しかしながら楽観的な消費者は、将来の目標を達成するための投資となる商品(例えば公の場に相応しい服装や靴)やサービスであれば、衝動買いもあり得るということである。
将来経済的にレベルアップできると感じていれば“金離れ”はよくなりそうにも思えるが、実際はむしろ無駄遣いが減ることが今回の研究で示唆されることになった。国民の自己破産や経済破綻の増加を食い止めるためには、努力すれば報われるという健全なアメリカンドリームの復権が求められているということだろうか。
■“買い物依存症”から抜け出すための9つの助言
衝動買いや浪費という言葉に収まるものであればまだしも、“買い物依存症(shopaholic)”となるとそれはもはや精神疾患とも言える。かつて買い物依存症であったと自認するライターのチェルシー・グリーンウッド氏が衝動買いの癖を断ち切り、買い物依存症から抜け出すためのポイントを解説している。
1.瞬間的な満足は長期に及ぶ充足感をもたらさない
人を衝動買いに誘う最大の要因は今すぐ満足感を得たいという欲求である。
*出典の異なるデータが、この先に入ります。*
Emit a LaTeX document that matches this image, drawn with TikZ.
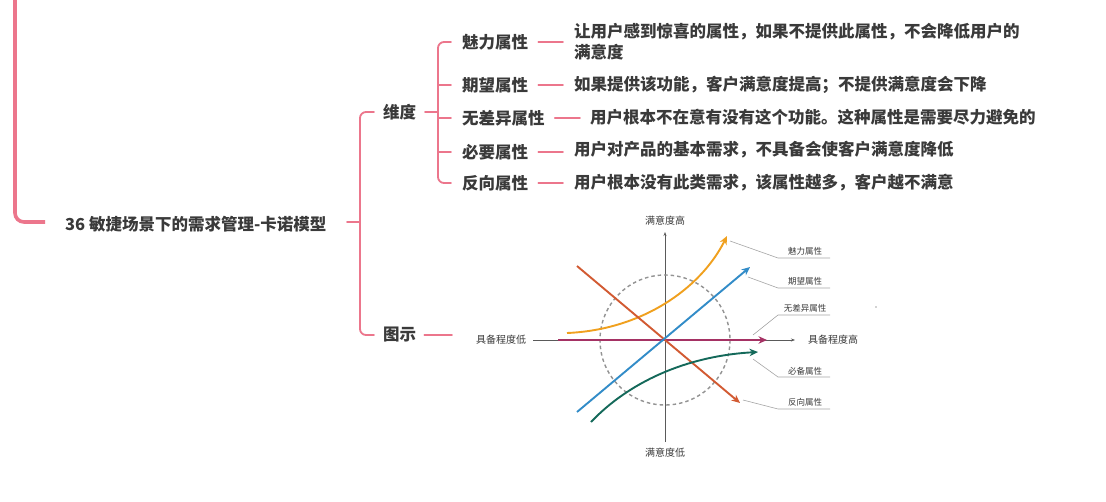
\documentclass[tikz,border=0pt]{standalone}
\usepackage{fontspec}
\setmainfont{Noto Sans CJK SC}
\usetikzlibrary{arrows.meta}
\definecolor{mmpink}{RGB}{236,118,140}
\definecolor{mmtext}{RGB}{58,58,58}
\definecolor{axisgray}{RGB}{90,90,90}
\definecolor{leadgray}{RGB}{165,165,165}
\definecolor{cOrange}{RGB}{240,160,30}
\definecolor{cBlue}{RGB}{50,140,200}
\definecolor{cRed}{RGB}{210,90,50}
\definecolor{cTeal}{RGB}{20,105,90}
\definecolor{cMag}{RGB}{165,50,100}
\tikzset{
  pinkline/.style={draw=mmpink, line width=1.8pt, line cap=round},
  mmlabel/.style={inner sep=0pt, font=\fontsize{16.5}{21}\selectfont\bfseries, text=mmtext, anchor=west, align=left},
  dlabel/.style={inner sep=0pt, font=\fontsize{10}{12}\selectfont, text=mmtext},
  slabel/.style={inner sep=0pt, font=\fontsize{8.5}{10}\selectfont, text=mmtext},
  axisline/.style={draw=axisgray, line width=0.7pt, -{Stealth[length=4pt,width=3pt]}},
  curvearrow/.style={line width=1.9pt, -{Stealth[length=8.5pt,width=7.5pt]}},
  leader/.style={draw=leadgray, line width=0.6pt},
}
\begin{document}
\begin{tikzpicture}[x=1pt,y=-1pt]
\useasboundingbox[fill=white] (0,0) rectangle (1106,501);

% root
\coordinate (ltop) at (15,-3);
\coordinate (lend) at (45,222);
\node[mmlabel] (root) at (65,224) {36 敏捷场景下的需求管理-卡诺模型};
\draw[draw=mmpink, line width=3.6pt, rounded corners=9pt] (ltop) |- (lend);

% level 1
\node[mmlabel] (dim) at (383,112) {维度};
\node[mmlabel] (fig) at (383,335) {图示};
\coordinate (rootout) at (347,222);
\coordinate (b1x) at (360,222);
\draw[pinkline] (rootout) -- (b1x);
\draw[pinkline, rounded corners=6pt] (374,112) -- (360,112) -- (360,335) -- (374,335);

% level 2
\coordinate (dimout) at (425,112);
\coordinate (b2x) at (438,112);
\draw[pinkline] (dimout) -- (b2x);
\draw[pinkline, rounded corners=6pt] (451,42) -- (438,42) -- (438,183) -- (451,183);
\draw[pinkline] (438,85) -- (451,85);
\draw[pinkline] (438,118) -- (451,118);
\draw[pinkline] (438,152) -- (451,152);

\node[mmlabel] (a1) at (462,42) {魅力属性};
\node[mmlabel] (a2) at (462,85) {期望属性};
\node[mmlabel] (a3) at (462,118) {无差异属性};
\node[mmlabel] (a4) at (462,152) {必要属性};
\node[mmlabel] (a5) at (462,183) {反向属性};

\node[mmlabel] (d1) at (574,41.5) {让用户感到惊喜的属性，如果不提供此属性，不会降低用户的\\满意度};
\node[mmlabel] (d2) at (574,85) {如果提供该功能，客户满意度提高；不提供满意度会下降};
\node[mmlabel] (d3) at (590,117) {用户根本不在意有没有这个功能。这种属性是需要尽力避免的};
\node[mmlabel] (d4) at (574,150) {用户对产品的基本需求，不具备会使客户满意度降低};
\node[mmlabel] (d5) at (574,183) {用户根本没有此类需求，该属性越多，客户越不满意};

\draw[pinkline] ([xshift=10pt]a1.east |- a1.center) -- ([xshift=-11pt]d1.west |- a1.center);
\draw[pinkline] ([xshift=10pt]a2.east) -- ([xshift=-11pt]d2.west |- a2.center);
\draw[pinkline] ([xshift=10pt]a3.east) -- ([xshift=-10pt]d3.west |- a3.center);
\draw[pinkline] ([xshift=10pt]a4.east |- a4.center) -- ([xshift=-11pt]d4.west |- a4.center);
\draw[pinkline] ([xshift=10pt]a5.east) -- ([xshift=-11pt]d5.west |- a5.center);

\draw[pinkline] ([xshift=8pt]fig.east) -- (452,335);

% Kano diagram
\coordinate (O) at (665,340);
\node[dlabel] (xlow) at (501,340) {具备程度低};
\node[dlabel] (xhigh) at (833,340) {具备程度高};
\node[dlabel] (yhigh) at (665,221) {满意度高};
\node[dlabel] (ylow) at (665,453) {满意度低};
\draw[axisline] (533,340) -- (795,340);
\draw[axisline] (665,442) -- (665,232);
\draw[draw=gray!85, line width=1.4pt, dash pattern=on 3.5pt off 3pt] (O) circle[radius=65];

\coordinate (mS) at (558,340); \coordinate (mE) at (767,340);
\coordinate (oS) at (567,333); \coordinate (oE) at (727,236);
\coordinate (bS) at (577,412); \coordinate (bE) at (750,267);
\coordinate (rS) at (577,266); \coordinate (rE) at (740,403);
\coordinate (tS) at (591,422); \coordinate (tE) at (758,352);

\draw[curvearrow, cOrange] (oS) .. controls (640,330) and (700,290) .. (oE);
\draw[curvearrow, cMag] (mS) -- (mE);
\draw[curvearrow, cRed] (rS) -- (rE);
\draw[curvearrow, cBlue] (bS) -- (bE);
\draw[curvearrow, cTeal] (tS) .. controls (628,383) and (685,356) .. (tE);

\node[slabel] (k1) at (805,251) {魅力属性};
\node[slabel] (k2) at (805,281) {期望属性};
\node[slabel] (k3) at (805,308) {无差异属性};
\node[slabel] (k4) at (805,371) {必备属性};
\node[slabel] (k5) at (805,402) {反向属性};

\draw[leader] (730,241) -- (778,258) -- (830,258);
\draw[leader] (748,277) -- (778,288) -- (830,288);
\draw[leader] (753,335) -- (778,315) -- (830,315);
\draw[leader] (753,359) -- (778,377) -- (830,377);
\draw[leader] (743,400) -- (778,409) -- (830,409);

\fill[gray!70] (876,307) circle[radius=0.8];
\end{tikzpicture}
\end{document}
そしてこの満足感は実際に購入してしまうことで急速に減衰することをよく理解することが求められている。
2.“大きな買い物”を計画する
車や旅行などの“大きな買い物”を詳細に検討することで、日常の中での小さな衝動買いを抑えられる。
3.ウィンドーショッピングをやめる(オンラインショップを含む)
オンラインショップを含めて空いた時間になんとなく売り場を見てしまうという癖をなくすことに尽きる。
4.家計簿アプリを使う
家計簿アプリなどを使って出費をすべて記録する。
5.商品選びは量より質を優先する
いわゆる“安物買いの銭失い”を避けるためにも、商品選びは品質を最優先にすることを心がける。
6.フリマアプリを活用する
タンスの肥やしになっているようなアイテムはフリマアプリなどを活用してどんどん処分する。売りさばく経験を積むことで買い物にも慎重になれる。
7.必需品と嗜好品をはっきり区別する
買い物をするにあたって、それが本当に必要なものなのか、それとも所有欲を満足させるためのものなのかをはっきり区別し、自覚して購入する。
8.購入する理由をはっきりさせる
必需品以外のモノを購入する時には、どうして必要なのかその理由をはっきりさせて自分に納得させる。合理的な理由が説明できればその買い物は“衝動”ではなくなるからだ。
9.買い物依存症をよく理解する
買い物依存症という症状が存在することをよく理解する。買い物依存症はストレスや欠落感、自信喪失などが原因の充足行為であり、周囲から承認を得たいという欲求を満たすものでもある。そしてこの時、脳内では快楽を感じる神経伝達物質が多く分泌されていることもわかってきている。買い物依存症はれっきとした病気であるとよく理解することが肝要である。
もちろん人間である以上、娯楽やちょっとした贅沢なども時には必要だが、どんなことにお金を使っているのかをよく自覚して買い物や飲食を楽しみたいものだ。